= Otto Köhler =

German baritone

Otto Köhler (25 June 1903 – 1 April 1976) was a German operatic baritone and voice teacher.

== Life ==
Born in Neu-Isenburg, Köhler, like his cousin, the tenor Franz Völker, first completed an apprenticeship at Disconto-Bank in Frankfurt, where he subsequently worked as a bank clerk. Like Franz Völker, he was a member of the Gesangverein Frohsinn - Sängerbund 1834 Neu-Isenburg and also had singing lessons with Alexander Wellig-Bertram, who had also trained the baritone Heinrich Schlusnus. Clemens Krauss engaged Köhler in 1928 as a lyrical baritone beginner at the Oper Frankfurt, where Köhler sang Silvio in Leoncavallo's Pagliacci.

After working at the Cologne Opera House under Eugen Szenkar, the Ulm City Theatre under Herbert von Karajan and Koblenz, he was engaged in 1937 by the Intendant and General Music Director Rudolf Krasselt at the Staatsoper Hannover as first lyrical baritone. He remained loyal to this house and was a guest performer until 1969. From 1947 on, he taught at the Hochschule für Musik, Theater und Medien Hannover until his death there in 1976 at the age of 72.

== Career ==
Köhler had a pleasantly sonorous, lyrical baritone voice, which developed into a character baritone as he grew older. His talent and wit made him a paradigm actor of Rossini's The Barber of Seville, a role he has sung over 200 times and with which he has performed in Berlin, Düsseldorf, Hamburg and Cologne. He also sang Papageno in Mozart's The magic flute, and - with the exception of the hero baritone part - almost all baritone parts except Mozart's Don Giovanni and Count Almaviva in Le nozze di Figaro. These two roles, for which his stature seemed less suitable, he often managed to escape with success by cunningly recommending his Berlin colleagues Karl Schmitt-Walter at the Intendance as guests for Don Giovanni or the Count. In return, the latter was only too happy to let him have the Rossini-Figaro in Berlin. At the age of 70, he still sang Prince Ottokar in Weber's Der Freischütz.

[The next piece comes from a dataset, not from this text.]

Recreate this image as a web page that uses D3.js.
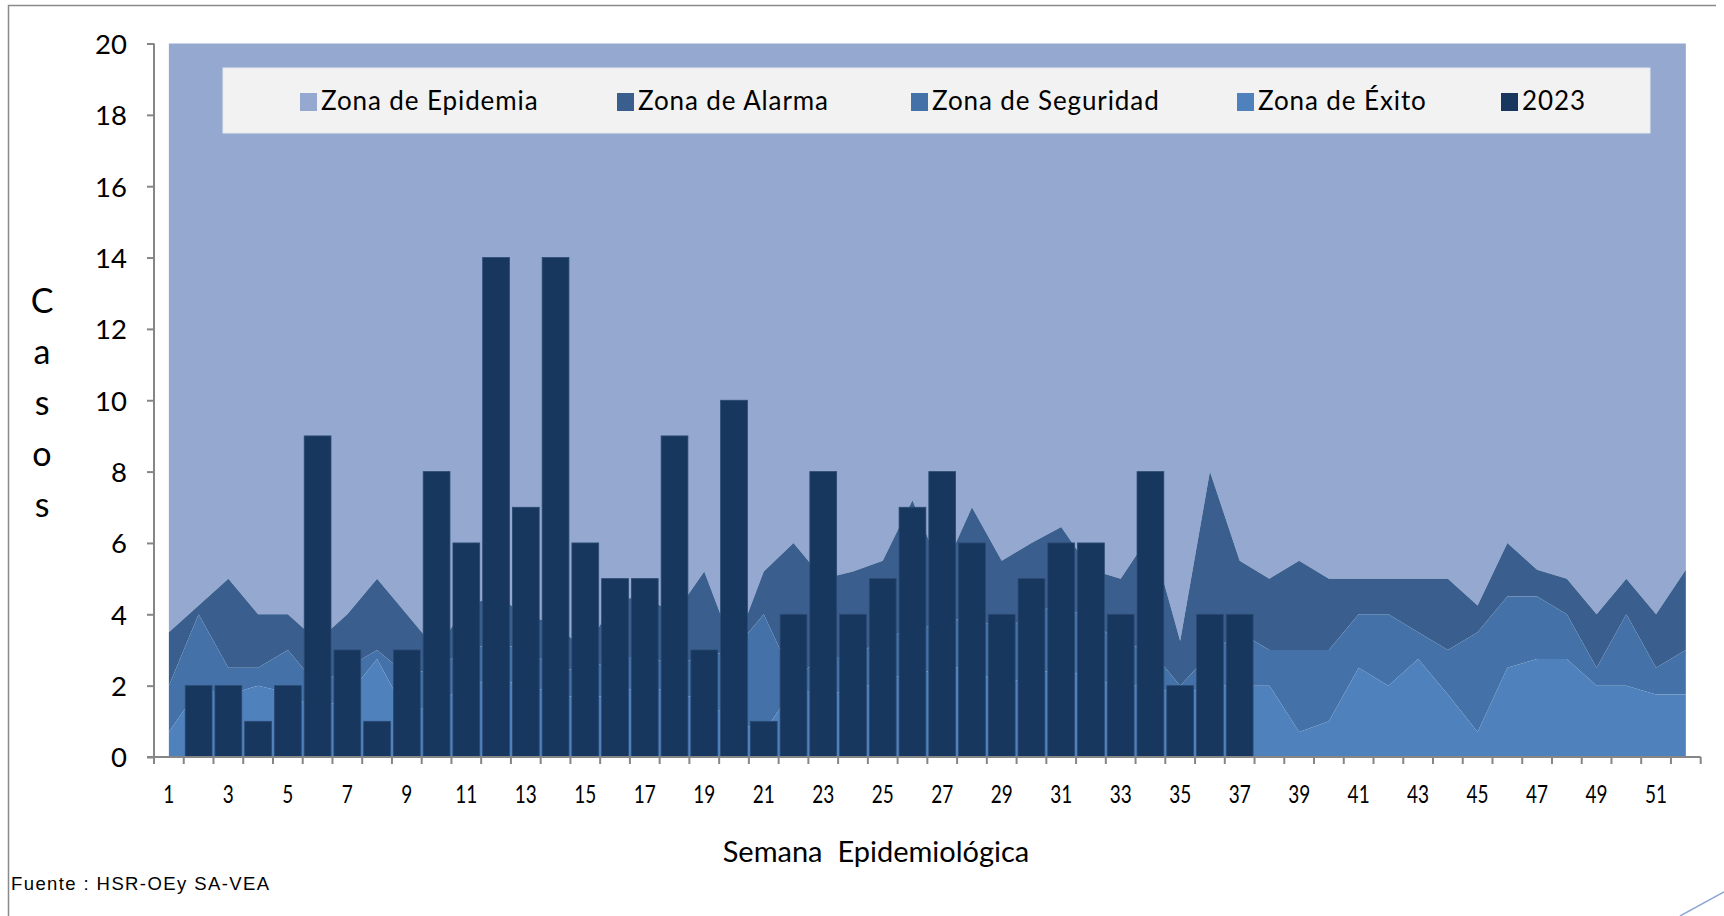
<!DOCTYPE html>
<html>
<head>
<meta charset="utf-8">
<script src="https://cdn.jsdelivr.net/npm/d3@7/dist/d3.min.js"></script>
<style>
  html, body { margin: 0; padding: 0; background: #ffffff; }
  svg { display: block; }
</style>
</head>
<body>
<svg id="chart" width="1724" height="916"></svg>
<script>
// ---------------- DATA ----------------
const weeks = [1,2,3,4,5,6,7,8,9,10,11,12,13,14,15,16,17,18,19,20,21,22,23,24,25,26,
               27,28,29,30,31,32,33,34,35,36,37,38,39,40,41,42,43,44,45,46,47,48,49,50,51,52];

// upper boundary of each zone (cumulative values, casos)
const exitoTop = [0.7,1.9,1.75,2.0,1.8,1.3,1.7,2.75,1.2,1.5,
                  2.0,2.2,2.0,1.8,1.6,1.8,2.0,1.8,1.6,1.0,
                  0.7,1.9,1.8,1.8,2.2,2.3,2.5,2.5,2.0,2.3,
                  2.5,2.2,2.0,2.0,1.75,2.0,2.0,2.0,0.7,1.0,
                  2.5,2.0,2.75,1.75,0.7,2.5,2.75,2.75,2.0,2.0,
                  1.75,1.75];
const seguridadTop = [2.0,4.0,2.5,2.5,3.0,2.0,2.5,3.0,2.3,2.5,
                      3.0,3.2,3.0,2.5,2.4,2.8,2.8,2.6,2.8,3.0,
                      4.0,2.2,2.8,2.8,3.3,3.6,3.7,4.0,3.5,4.0,
                      4.3,3.8,3.2,3.0,2.0,2.9,3.5,3.0,3.0,3.0,
                      4.0,4.0,3.5,3.0,3.5,4.5,4.5,4.0,2.5,4.0,
                      2.5,3.0];
const alarmaTop = [3.5,4.25,5.0,4.0,4.0,3.25,4.0,5.0,4.0,3.0,
                   4.25,4.5,4.0,3.7,3.0,4.4,4.5,4.0,5.2,3.0,
                   5.2,6.0,5.0,5.2,5.5,7.2,5.15,7.0,5.5,6.0,
                   6.45,5.25,5.0,6.25,3.25,8.0,5.5,5.0,5.5,5.0,
                   5.0,5.0,5.0,5.0,4.25,6.0,5.25,5.0,4.0,5.0,
                   4.0,5.25];
const epidemiaTop = 20;

const casos2023 = [0,2,2,1,2,9,3,1,3,8,
                   6,14,7,14,6,5,5,9,3,10,
                   1,4,8,4,5,7,8,6,4,5,
                   6,6,4,8,2,4,4,null,null,null,
                   null,null,null,null,null,null,null,null,null,null,
                   null,null];

const yTicks = [0,2,4,6,8,10,12,14,16,18,20];
const xTickLabels = [1,3,5,7,9,11,13,15,17,19,21,23,25,27,29,31,33,35,37,39,41,43,45,47,49,51];

const legendNames = ["Zona de Epidemia","Zona de Alarma","Zona de Seguridad","Zona de Éxito","2023"];
const colors = {
  epidemia: "#95A9D0",
  alarma: "#3A5F8E",
  seguridad: "#4472A8",
  exito: "#4F81BD",
  bar: "#17375E"
};
const legendColors = [colors.epidemia, colors.alarma, colors.seguridad, colors.exito, colors.bar];

// ---------------- LAYOUT ----------------
const svg = d3.select("#chart");
const x = d3.scaleBand().domain(weeks).range([154, 1700.7]).paddingInner(0).paddingOuter(0);
const xc = w => x(w) + x.bandwidth() / 2;
const y = d3.scaleLinear().domain([0, 20]).range([757, 43.5]);

// chart border
svg.append("path")
  .attr("d", "M8.5,916 V5.5 H1716")
  .attr("fill", "none").attr("stroke", "#8a8a8a").attr("stroke-width", 1.5);
// decorative corner line
svg.append("path")
  .attr("d", "M1680,916 L1724,892")
  .attr("fill", "none").attr("stroke", "#8EA6D6").attr("stroke-width", 1.5);

const rows = weeks.map((w, i) => ({
  w, e: exitoTop[i], s: seguridadTop[i], a: alarmaTop[i], top: epidemiaTop
}));

const areaGen = (lo, hi) => d3.area()
  .x(d => xc(d.w))
  .y0(d => y(lo(d)))
  .y1(d => y(hi(d)));

const gAreas = svg.append("g");
gAreas.append("path").datum(rows).attr("fill", colors.epidemia)
  .attr("d", areaGen(d => d.a, d => d.top));
gAreas.append("path").datum(rows).attr("fill", colors.alarma)
  .attr("d", areaGen(d => d.s, d => d.a));
gAreas.append("path").datum(rows).attr("fill", colors.seguridad)
  .attr("d", areaGen(d => d.e, d => d.s));
gAreas.append("path").datum(rows).attr("fill", colors.exito)
  .attr("d", areaGen(d => 0, d => d.e));

// bars
const bw = x.bandwidth() * 0.9;
svg.append("g").selectAll("rect")
  .data(weeks.map((w, i) => ({ w, v: casos2023[i] })).filter(d => d.v != null && d.v > 0))
  .join("rect")
  .attr("x", d => xc(d.w) - bw / 2)
  .attr("width", bw)
  .attr("y", d => y(d.v))
  .attr("height", d => y(0) - y(d.v))
  .attr("fill", colors.bar)
  .attr("stroke", "#2B4A72")
  .attr("stroke-width", 0.8);

// Y axis
const yAxis = svg.append("g")
  .attr("transform", "translate(154,0)")
  .call(d3.axisLeft(y).tickValues(yTicks).tickSize(7).tickPadding(20));
yAxis.select(".domain").attr("stroke", "#868686").attr("stroke-width", 2)
  .attr("d", `M0,${y(20)}V${y(0)}`);
yAxis.selectAll(".tick line").attr("stroke", "#868686").attr("stroke-width", 2);
yAxis.selectAll(".tick text")
  .attr("font-family", "Lato, 'Open Sans', sans-serif")
  .attr("font-size", 27.5).attr("fill", "#000").attr("dy", "0.36em");

// X axis
const xAxis = svg.append("g")
  .attr("transform", `translate(0,${y(0)})`)
  .call(d3.axisBottom(x).tickValues(xTickLabels).tickSize(0));
xAxis.select(".domain").remove();
xAxis.selectAll(".tick text")
  .attr("font-family", "Lato, 'Open Sans', sans-serif")
  .attr("font-size", 25).attr("fill", "#000")
  .attr("y", 46).attr("dy", 0)
  .attr("transform", "scale(0.76,1)");
xAxis.append("line")
  .attr("x1", 147).attr("x2", x.range()[1])
  .attr("y1", 0).attr("y2", 0)
  .attr("stroke", "#868686").attr("stroke-width", 2);
const bounds = weeks.map(w => x(w)).concat([x.range()[1]]);
xAxis.selectAll(".btick").data(bounds).join("line")
  .attr("class", "btick")
  .attr("x1", d => d).attr("x2", d => d)
  .attr("y1", 0).attr("y2", 7)
  .attr("stroke", "#868686").attr("stroke-width", 2);

// Axis titles
svg.append("text")
  .attr("x", 876).attr("y", 862)
  .attr("text-anchor", "middle")
  .attr("font-family", "Lato, 'Open Sans', sans-serif")
  .attr("font-size", 29)
  .style("white-space", "pre")
  .text("Semana  Epidemiológica");

const yTitle = "Casos".split("");
svg.append("g").selectAll("text").data(yTitle).join("text")
  .attr("x", 42).attr("y", (d, i) => 313 + i * 51)
  .attr("text-anchor", "middle")
  .attr("font-family", "Lato, 'Open Sans', sans-serif")
  .attr("font-size", 34)
  .text(d => d);

svg.append("text")
  .attr("x", 11).attr("y", 890)
  .attr("font-family", "'Liberation Sans', Arial, sans-serif")
  .attr("font-size", 18.5)
  .attr("letter-spacing", 1.4)
  .text("Fuente : HSR-OEy SA-VEA");

// Legend
const lg = svg.append("g");
lg.append("rect")
  .attr("x", 223).attr("y", 68).attr("width", 1427).attr("height", 65)
  .attr("fill", "#F2F2F2").attr("stroke", "#E4E8EF").attr("stroke-width", 1);
const legendX = [300, 617, 911, 1237, 1501];
const items = lg.selectAll("g.item").data(legendNames).join("g")
  .attr("class", "item")
  .attr("transform", (d, i) => `translate(${legendX[i]},0)`);
items.append("rect")
  .attr("x", 0).attr("y", 93).attr("width", 17).attr("height", 18)
  .attr("fill", (d, i) => legendColors[i]);
items.append("text")
  .attr("x", 21).attr("y", 110)
  .attr("font-family", "Lato, 'Open Sans', sans-serif")
  .attr("font-size", 26)
  .attr("letter-spacing", 0.9)
  .attr("fill", "#000")
  .text(d => d);
</script>
</body>
</html>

Köhler worked as a singing teacher at the University of Music and Theatre. He repeatedly refused to be awarded the title of "Professor". He had learned his working attitude from Herbert von Karajan. Core sentences taken over from him, such as "Can't do, doesn't exist! What you cannot do, you have to work for", or "What is the first duty of a teacher and leader? To make oneself superfluous!" - determined the progress of his teaching activities. He gave his students the tools to be independent singers, so that in case of problems they could always rely first on the basic rules of what they had learned. He taught beginners seven days a week, only to reduce the frequency of his lessons to the number of compulsory lessons in the course of time.

Seven singers with the title Kammersänger have been initiated or vocally coached by Köhler, the singers Joan Carroll, Ruth-Margret Pütz, Margarete Berg, Elisabeth Pack and Gerd Nienstedt, Siegfried Haertel and Barr Peterson. The baritones Leonhard Delany, Tonio Larisch, Georg Schulz, Manfred Ball, Reinhard Braun and the tenors Horst Hoffmann as well as Joachim Siemann were also instructed in singing by him. Several later university professors received their vocal training from Köhler: Manfred Ball, Günter Binge, Gerd Nienstedt, Friedrich-Wilhelm Tebbe and Michael Temme, and the concert and opera singers Christine Reil, Heike Henkel, Dieter Miserre and Ulf Kenklies.

Most of Köhler's male pupils had come from the Knabenchor Hannover, whose male voices he supervised vocally. Among them was Gerry Schmidt, who later directed both the extra choir of the Staatsoper Hannover and its children's choir. Thus, Köhler, both himself and through his pupils, shaped the sound of the Hanoverian opera ensemble, the aforementioned choirs under Gerry Schmidt, the Hanoverian Boys' Choir and the Schaumburg Fairytale Singers by F.-W. Tebbe.